Along the same lines, try to keep your own stuff to a minimum. Many people live by the philosophy “out with the old, in with the new.” If you buy a new book, sell an old one at a used bookstore. If you make it a rule that any time you’re bringing new clothing to your closet you’ll have to part with something that’s already there you’ll think twice before purchasing and not only save space but money as well. Experts recommend taking stock of your items twice a year and keeping only the things you use or love. The other items can be sold via Craig’s List or Ebay, consignment shops or donated to local shelters or the Goodwill.
Speaking of selling items on Craig’s List, try to digitize as many of your possessions as possible. Take those CDs, upload them to your computer and then get rid of them. Scan those photos and old college papers, digitize recipes and switch to e-books when possible.
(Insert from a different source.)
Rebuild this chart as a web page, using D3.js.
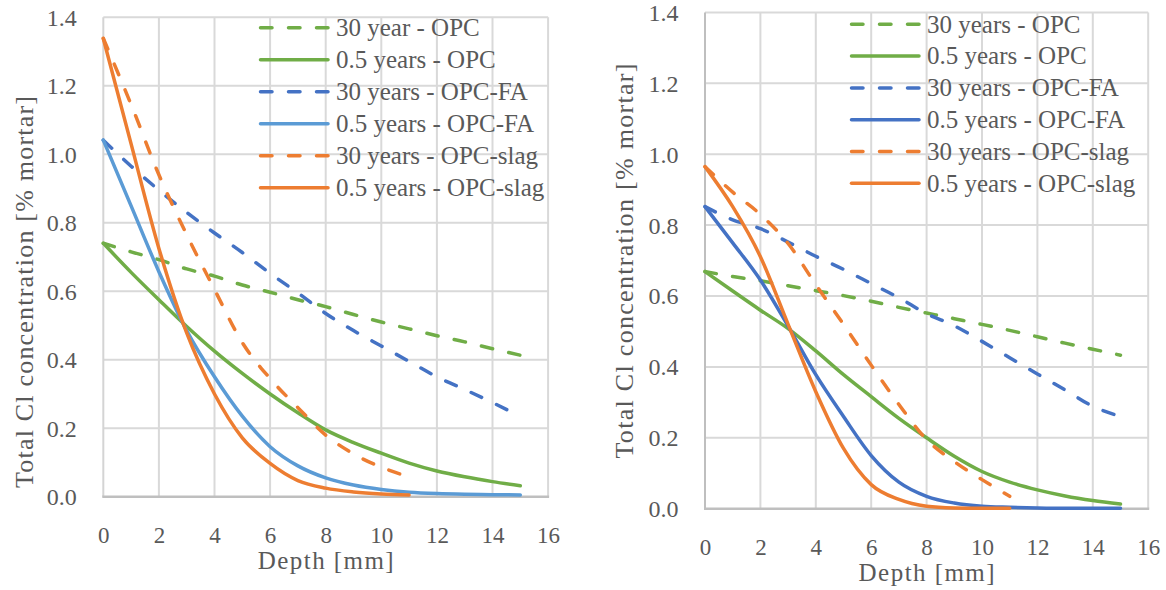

If you find yourself with lots of hard drives, remember that now we have cloud storage and you can eliminate the need for hard copies of just about anything.
Finally, consider whether or not you can include a moving wall – this gives you the option to enclose the space when necessary but it’s not permanent so it allows for the openness when you need it.
There are a lot of advantages to living in a small place. When you think creatively and use your space strategically, you can fit everything you need in a few hundred square feet. You’re living large and loving it.